At about 5.30am I and Tinevimbo, the young man who was playing Tongoona, the Zimbabweanisation of Torvald in Henrik Ibsen's "A Doll's House" and who had been asked to sleep over at my place owing to his tendency to come late, set off for the Road Port in Nzou, laden with a table, three green boxes, a clothes horse, a trunk containing four Fresnel theatre lanterns, a large suitcase, containing costumes and props, and a mop. These were duly dropped off - with Tinevimbo posted on guard as I sped back to my house to park Nzou, pick up Charmaine and be driven off again to the Road Port by a friend. When we got there we found the other two, Steve, the dramaturge, and Memory (Norah), already there. Also there was our luxury coach, "First Class"!

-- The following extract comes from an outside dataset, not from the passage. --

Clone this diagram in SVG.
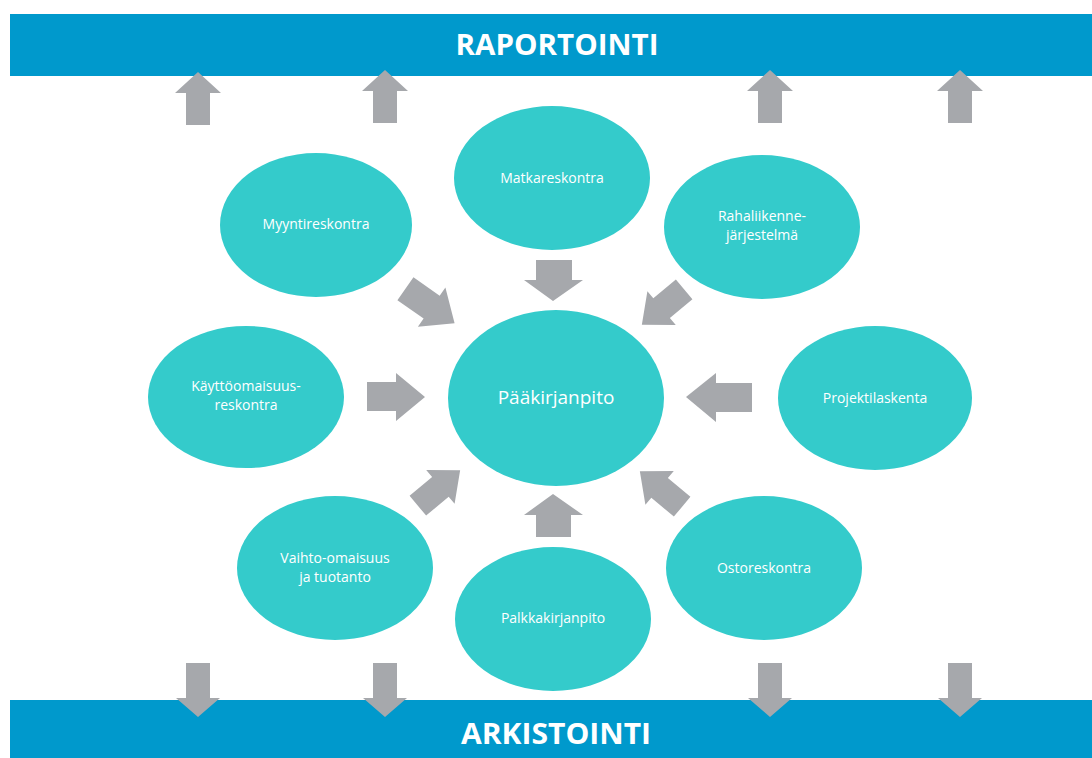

Now in Zimbabwean public road travel there are what are called 'chicken buses' and 'coaches'. We did see one or two coaches at the Road Port. One was even a 'First Class' coach. But these were all going to South Africa or pronounced to be unreliable by other passengers as they broke down regularly and were driven too fast and recklessly. Later on we saw that this last was a serious consideration and not to be taken lightly by any means. Ours was, whatever the owners might wish to call it, a 'chicken bus' - but lacking even some of the conveniences that the average chicken bus normally boasts. For instance, most 'chicken buses' will have luggage racks inside the bus and a large roof rack. 'First Class' had neither. We had also been told that they had loads of luggage space. This too turned out to be untrue. This was not too much of problem on our way to Zambia but as I shall relate, was the main cause of the nightmare our return journey turned out to be.

I was told that Steve was already in the bus. I saw him sitting towards the back and went down the aisle towards him. He was sitting on what turned out to be two seats, so narrow that put together they made up a relatively comfortable seat for one. He moved up and I tried to sit down. This I could by no means do as my knees would not fit into the extremely restricted space set aside for them between my seat and the seat of the person in front. I immediately got up and sat on the middle seat in the back row where the aisle afforded my legs some room. And that is where I sat all the way to Lusaka - with three people sitting on seats wide enough for two to my right and two people sitting on seats wider enough for one on my left. I felt like the filling in a sandwich - definitely a slice of polony had it been a CHIPAWO rehearsal.

Two details concerning our journey to Lusaka need to be touched on before explaining to you what this journey was all about. The first was the descent from the Zambezi Escarpment into the Zambezi Valley and then up again on the Zambian side of the river on a new road built by the Chinese. The second is the fact that the border crossing at Chirundu boasts of the first 'One-Stop' border post in the region.

The descent and then ascent on the other side is worth mentioning as it soon became obvious that the road is extremely dangerous for large vehicles, including coaches and chicken buses' like ours. In South Africa there are compulsory stops for heavy vehicles and emergency off-ramps filled with sand for any vehicle that might be out of control. Here there is none of that.

The problem is that such vehicles cannot rely on their brakes as they will become so hot as to malfunction yet even proceeding slowly in low gear may pose a problem to the gear box, which can likewise get too hot. So negotiating such terrain really requires a careful and experienced driver and a vehicle that is in good mechanical condition.

I had already seen our bus constantly veering off towards the left and smelt the telltale small of binding brakes. Our bus was not in good mechanical condition. The price of driver error or mechanical failure was there for all to see as the road was literally littered on either side with the hulks of burnt out or capsized trucks, buses and trailers. Fortunately, our driver turned out to be a real pro and he knew the road like the back of his hand - that was obvious. He safely negotiated the bends and descents both going there and returning.